Requirements: Make an exact transcription of the material, leaving out all images.

Given data:
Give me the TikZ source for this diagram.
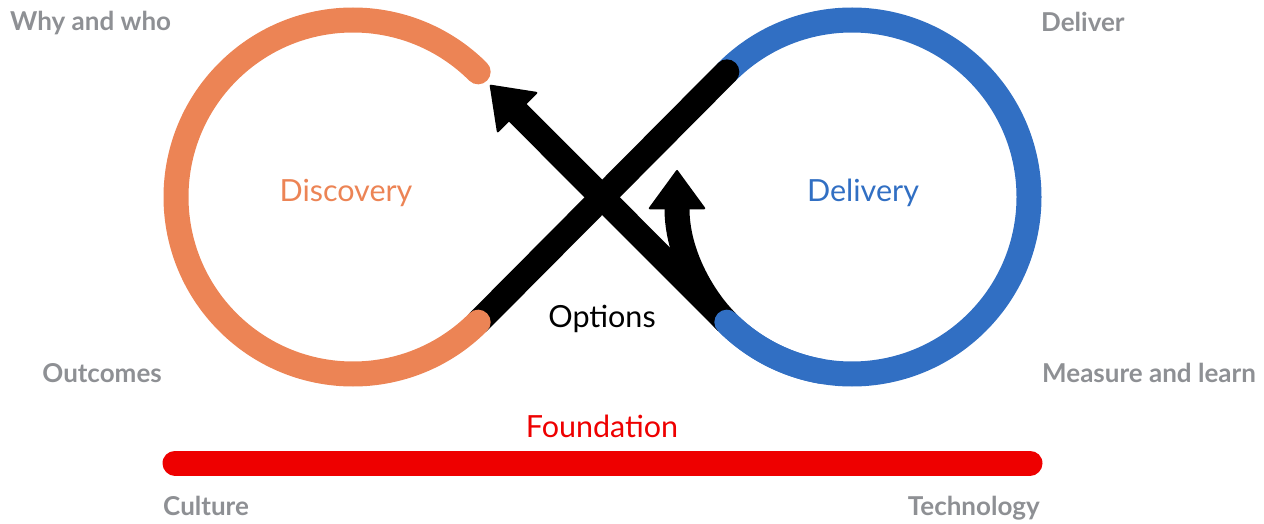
\documentclass[tikz,border=0pt]{standalone}
\usepackage{fontspec}
\setmainfont{Lato}
\usepackage{tikz}
\usetikzlibrary{arrows.meta}
\definecolor{discoveryorange}{HTML}{EC8455}
\definecolor{deliveryblue}{HTML}{316FC3}
\definecolor{foundationred}{HTML}{EE0000}
\definecolor{stagegrey}{HTML}{8E9094}
\tikzstyle{stage} = [inner sep=0, text=stagegrey, font=\fontsize{26}{26}\selectfont\bfseries]
\tikzstyle{phase} = [inner sep=0, font=\fontsize{30.5}{30.5}\selectfont]
\tikzstyle{ring} = [line width=25pt, line cap=round]
\tikzstyle{optarrow} = [line width=25pt, -{Triangle[length=40pt,width=58pt,line width=2pt,round]}]

\begin{document}
\begin{tikzpicture}[x=1pt, y=1pt]
	  \useasboundingbox (0,0) rectangle (1264,523);
	  \coordinate (L) at (353,326);
	  \coordinate (R) at (852,326);
	  \coordinate (Ltop) at ([shift={(45:177)}]L);
	  \coordinate (Lbot) at ([shift={(-45:177)}]L);
	  \coordinate (Rtop) at ([shift={(135:177)}]R);
	  \coordinate (Rbot) at ([shift={(-135:177)}]R);
	  \coordinate (tipA) at (490,438);
	  \coordinate (tipB) at (677,353);
	  \coordinate (barL) at (175,60);
	  \coordinate (barR) at (1030,60);
	
	  \node [phase, text=discoveryorange, anchor=base] (discovery) at (346,321) {Discovery};
	  \node [phase, text=deliveryblue, anchor=base] (delivery) at (863,321) {Delivery};
	  \node [phase, anchor=base] (options) at (602,196) {Options};
	  \node [phase, text=foundationred, anchor=base] (foundation) at (602,86) {Foundation};
	
	  \node [stage, anchor=base west] (why) at (10,492) {Why and who};
	  \node [stage, anchor=base west] (deliver) at (1041,491) {Deliver};
	  \node [stage, anchor=base east] (outcomes) at (162,141) {Outcomes};
	  \node [stage, anchor=base west] (measure) at (1042,141) {Measure and learn};
	  \node [stage, anchor=base west] (culture) at (163,8) {Culture};
	  \node [stage, anchor=base east] (technology) at (1040,8) {Technology};
	
	  \draw [ring, deliveryblue] (Rtop) arc [start angle=135, end angle=-135, radius=177];
	  \draw [ring, black] (Lbot) -- (Rtop);
	  \draw [ring, discoveryorange] (Ltop) arc [start angle=45, end angle=315, radius=177];
	  \draw [optarrow] (Rbot) -- (tipA);
	  \draw [optarrow] (Rbot) .. controls (702,226) and (677,270) .. (tipB);
	  \draw [ring, deliveryblue] (Rbot) arc [start angle=-135, end angle=-100, radius=177];
	  \draw [ring, foundationred] (barL) -- (barR);
	\end{tikzpicture}
\end{document}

Output for this exercise:
Give me the TikZ source for this diagram.
\documentclass[tikz,border=0pt]{standalone}
\usepackage{fontspec}
\setmainfont{Lato}
\usepackage{tikz}
\usetikzlibrary{arrows.meta}
\definecolor{discoveryorange}{HTML}{EC8455}
\definecolor{deliveryblue}{HTML}{316FC3}
\definecolor{foundationred}{HTML}{EE0000}
\definecolor{stagegrey}{HTML}{8E9094}
\tikzstyle{stage} = [inner sep=0, text=stagegrey, font=\fontsize{26}{26}\selectfont\bfseries]
\tikzstyle{phase} = [inner sep=0, font=\fontsize{30.5}{30.5}\selectfont]
\tikzstyle{ring} = [line width=25pt, line cap=round]
\tikzstyle{optarrow} = [line width=25pt, -{Triangle[length=40pt,width=58pt,line width=2pt,round]}]

\begin{document}
\begin{tikzpicture}[x=1pt, y=1pt]
	  \useasboundingbox (0,0) rectangle (1264,523);
	  \coordinate (L) at (353,326);
	  \coordinate (R) at (852,326);
	  \coordinate (Ltop) at ([shift={(45:177)}]L);
	  \coordinate (Lbot) at ([shift={(-45:177)}]L);
	  \coordinate (Rtop) at ([shift={(135:177)}]R);
	  \coordinate (Rbot) at ([shift={(-135:177)}]R);
	  \coordinate (tipA) at (490,438);
	  \coordinate (tipB) at (677,353);
	  \coordinate (barL) at (175,60);
	  \coordinate (barR) at (1030,60);
	
	  \node [phase, text=discoveryorange, anchor=base] (discovery) at (346,321) {Discovery};
	  \node [phase, text=deliveryblue, anchor=base] (delivery) at (863,321) {Delivery};
	  \node [phase, anchor=base] (options) at (602,196) {Options};
	  \node [phase, text=foundationred, anchor=base] (foundation) at (602,86) {Foundation};
	
	  \node [stage, anchor=base west] (why) at (10,492) {Why and who};
	  \node [stage, anchor=base west] (deliver) at (1041,491) {Deliver};
	  \node [stage, anchor=base east] (outcomes) at (162,141) {Outcomes};
	  \node [stage, anchor=base west] (measure) at (1042,141) {Measure and learn};
	  \node [stage, anchor=base west] (culture) at (163,8) {Culture};
	  \node [stage, anchor=base east] (technology) at (1040,8) {Technology};
	
	  \draw [ring, deliveryblue] (Rtop) arc [start angle=135, end angle=-135, radius=177];
	  \draw [ring, black] (Lbot) -- (Rtop);
	  \draw [ring, discoveryorange] (Ltop) arc [start angle=45, end angle=315, radius=177];
	  \draw [optarrow] (Rbot) -- (tipA);
	  \draw [optarrow] (Rbot) .. controls (702,226) and (677,270) .. (tipB);
	  \draw [ring, deliveryblue] (Rbot) arc [start angle=-135, end angle=-100, radius=177];
	  \draw [ring, foundationred] (barL) -- (barR);
	\end{tikzpicture}
\end{document}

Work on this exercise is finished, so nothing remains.